── Supplied data ──
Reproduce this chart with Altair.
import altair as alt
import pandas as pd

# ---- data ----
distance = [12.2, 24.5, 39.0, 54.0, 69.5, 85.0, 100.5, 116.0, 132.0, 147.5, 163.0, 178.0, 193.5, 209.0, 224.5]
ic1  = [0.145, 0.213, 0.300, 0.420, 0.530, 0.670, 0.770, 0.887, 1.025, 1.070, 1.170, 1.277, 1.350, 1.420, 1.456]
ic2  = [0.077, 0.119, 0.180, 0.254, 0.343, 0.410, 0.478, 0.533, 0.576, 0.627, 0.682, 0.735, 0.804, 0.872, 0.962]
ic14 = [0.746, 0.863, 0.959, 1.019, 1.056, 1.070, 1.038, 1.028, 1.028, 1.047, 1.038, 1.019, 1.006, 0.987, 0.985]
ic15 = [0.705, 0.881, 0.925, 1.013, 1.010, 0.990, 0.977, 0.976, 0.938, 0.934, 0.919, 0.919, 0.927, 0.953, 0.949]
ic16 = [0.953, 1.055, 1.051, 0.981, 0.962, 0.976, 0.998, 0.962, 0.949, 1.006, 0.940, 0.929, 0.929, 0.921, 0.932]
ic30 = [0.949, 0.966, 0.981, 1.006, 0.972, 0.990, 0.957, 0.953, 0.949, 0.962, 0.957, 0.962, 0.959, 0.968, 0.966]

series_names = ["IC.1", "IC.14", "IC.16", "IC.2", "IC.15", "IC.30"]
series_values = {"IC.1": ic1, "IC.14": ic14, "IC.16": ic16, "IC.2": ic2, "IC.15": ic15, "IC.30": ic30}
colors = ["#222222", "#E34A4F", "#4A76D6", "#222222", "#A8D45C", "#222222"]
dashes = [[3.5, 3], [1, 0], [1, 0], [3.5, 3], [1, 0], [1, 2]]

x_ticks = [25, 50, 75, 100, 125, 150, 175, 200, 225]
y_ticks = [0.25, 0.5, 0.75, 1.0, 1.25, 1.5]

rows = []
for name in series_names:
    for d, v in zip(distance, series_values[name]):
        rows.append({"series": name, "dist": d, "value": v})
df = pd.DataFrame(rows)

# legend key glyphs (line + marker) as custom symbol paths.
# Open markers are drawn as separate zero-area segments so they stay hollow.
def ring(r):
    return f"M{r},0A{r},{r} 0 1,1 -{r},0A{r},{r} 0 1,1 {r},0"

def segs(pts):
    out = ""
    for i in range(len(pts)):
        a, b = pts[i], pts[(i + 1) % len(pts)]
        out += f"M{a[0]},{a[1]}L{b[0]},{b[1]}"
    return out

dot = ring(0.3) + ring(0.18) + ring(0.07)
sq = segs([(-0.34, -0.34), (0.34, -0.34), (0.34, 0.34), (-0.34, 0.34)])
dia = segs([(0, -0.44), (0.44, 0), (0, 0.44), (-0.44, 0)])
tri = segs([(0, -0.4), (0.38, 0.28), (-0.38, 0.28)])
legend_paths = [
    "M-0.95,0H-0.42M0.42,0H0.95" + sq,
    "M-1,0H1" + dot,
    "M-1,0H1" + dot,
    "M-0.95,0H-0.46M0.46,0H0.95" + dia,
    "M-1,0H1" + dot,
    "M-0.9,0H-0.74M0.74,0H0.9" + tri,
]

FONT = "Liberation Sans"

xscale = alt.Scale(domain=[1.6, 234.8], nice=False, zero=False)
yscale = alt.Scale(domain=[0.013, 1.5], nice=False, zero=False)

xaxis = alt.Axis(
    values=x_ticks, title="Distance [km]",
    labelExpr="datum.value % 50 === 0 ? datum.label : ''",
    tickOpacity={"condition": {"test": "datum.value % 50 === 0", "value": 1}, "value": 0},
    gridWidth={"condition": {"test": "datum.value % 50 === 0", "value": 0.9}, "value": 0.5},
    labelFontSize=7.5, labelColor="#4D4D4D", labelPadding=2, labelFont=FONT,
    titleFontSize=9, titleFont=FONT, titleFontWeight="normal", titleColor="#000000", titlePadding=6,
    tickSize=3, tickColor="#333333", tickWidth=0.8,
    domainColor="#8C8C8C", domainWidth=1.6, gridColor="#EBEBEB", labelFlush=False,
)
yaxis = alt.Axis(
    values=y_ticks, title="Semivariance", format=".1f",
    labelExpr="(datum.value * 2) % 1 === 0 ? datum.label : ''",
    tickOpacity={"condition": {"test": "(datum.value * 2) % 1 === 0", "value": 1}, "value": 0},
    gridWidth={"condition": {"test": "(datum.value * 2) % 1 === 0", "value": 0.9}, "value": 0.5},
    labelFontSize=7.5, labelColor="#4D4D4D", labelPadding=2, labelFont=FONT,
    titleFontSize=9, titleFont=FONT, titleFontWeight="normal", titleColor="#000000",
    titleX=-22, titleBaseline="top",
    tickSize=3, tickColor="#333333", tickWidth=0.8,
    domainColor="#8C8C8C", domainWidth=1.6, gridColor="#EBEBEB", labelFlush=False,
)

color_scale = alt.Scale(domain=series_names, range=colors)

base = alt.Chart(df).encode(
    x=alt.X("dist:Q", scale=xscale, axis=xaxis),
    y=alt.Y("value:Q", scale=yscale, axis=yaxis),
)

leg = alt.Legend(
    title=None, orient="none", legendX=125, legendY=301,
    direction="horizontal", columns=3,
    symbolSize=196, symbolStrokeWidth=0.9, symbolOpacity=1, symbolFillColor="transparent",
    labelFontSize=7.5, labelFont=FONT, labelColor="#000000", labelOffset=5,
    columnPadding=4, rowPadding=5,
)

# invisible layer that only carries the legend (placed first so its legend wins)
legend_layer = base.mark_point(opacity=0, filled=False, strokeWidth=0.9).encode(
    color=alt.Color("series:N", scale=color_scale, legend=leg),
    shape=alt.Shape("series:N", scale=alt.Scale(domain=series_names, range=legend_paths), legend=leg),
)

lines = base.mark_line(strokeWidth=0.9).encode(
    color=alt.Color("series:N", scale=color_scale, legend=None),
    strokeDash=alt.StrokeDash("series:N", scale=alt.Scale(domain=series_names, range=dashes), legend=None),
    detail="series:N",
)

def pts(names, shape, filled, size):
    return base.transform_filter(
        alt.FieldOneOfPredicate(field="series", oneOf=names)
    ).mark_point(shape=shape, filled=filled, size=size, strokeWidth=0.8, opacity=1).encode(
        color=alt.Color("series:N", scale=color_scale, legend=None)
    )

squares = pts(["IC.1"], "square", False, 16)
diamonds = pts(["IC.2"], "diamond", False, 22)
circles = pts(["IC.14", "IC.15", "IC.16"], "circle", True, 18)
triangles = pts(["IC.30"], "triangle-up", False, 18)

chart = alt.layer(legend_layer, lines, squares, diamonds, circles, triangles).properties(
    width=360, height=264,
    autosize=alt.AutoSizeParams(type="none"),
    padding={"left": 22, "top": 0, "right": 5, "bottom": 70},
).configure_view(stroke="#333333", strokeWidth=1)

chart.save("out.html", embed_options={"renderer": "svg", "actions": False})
───
**Goal**
Include the first line, the line containing "y_ticks = [0.25, 0.5, 0.75, 1.0, 1.25, 1.5]", and every line between them, copied exactly from the material above; output no other line.

**Final answer**
Reproduce this chart with Altair.
import altair as alt
import pandas as pd

# ---- data ----
distance = [12.2, 24.5, 39.0, 54.0, 69.5, 85.0, 100.5, 116.0, 132.0, 147.5, 163.0, 178.0, 193.5, 209.0, 224.5]
ic1  = [0.145, 0.213, 0.300, 0.420, 0.530, 0.670, 0.770, 0.887, 1.025, 1.070, 1.170, 1.277, 1.350, 1.420, 1.456]
ic2  = [0.077, 0.119, 0.180, 0.254, 0.343, 0.410, 0.478, 0.533, 0.576, 0.627, 0.682, 0.735, 0.804, 0.872, 0.962]
ic14 = [0.746, 0.863, 0.959, 1.019, 1.056, 1.070, 1.038, 1.028, 1.028, 1.047, 1.038, 1.019, 1.006, 0.987, 0.985]
ic15 = [0.705, 0.881, 0.925, 1.013, 1.010, 0.990, 0.977, 0.976, 0.938, 0.934, 0.919, 0.919, 0.927, 0.953, 0.949]
ic16 = [0.953, 1.055, 1.051, 0.981, 0.962, 0.976, 0.998, 0.962, 0.949, 1.006, 0.940, 0.929, 0.929, 0.921, 0.932]
ic30 = [0.949, 0.966, 0.981, 1.006, 0.972, 0.990, 0.957, 0.953, 0.949, 0.962, 0.957, 0.962, 0.959, 0.968, 0.966]

series_names = ["IC.1", "IC.14", "IC.16", "IC.2", "IC.15", "IC.30"]
series_values = {"IC.1": ic1, "IC.14": ic14, "IC.16": ic16, "IC.2": ic2, "IC.15": ic15, "IC.30": ic30}
colors = ["#222222", "#E34A4F", "#4A76D6", "#222222", "#A8D45C", "#222222"]
dashes = [[3.5, 3], [1, 0], [1, 0], [3.5, 3], [1, 0], [1, 2]]

x_ticks = [25, 50, 75, 100, 125, 150, 175, 200, 225]
y_ticks = [0.25, 0.5, 0.75, 1.0, 1.25, 1.5]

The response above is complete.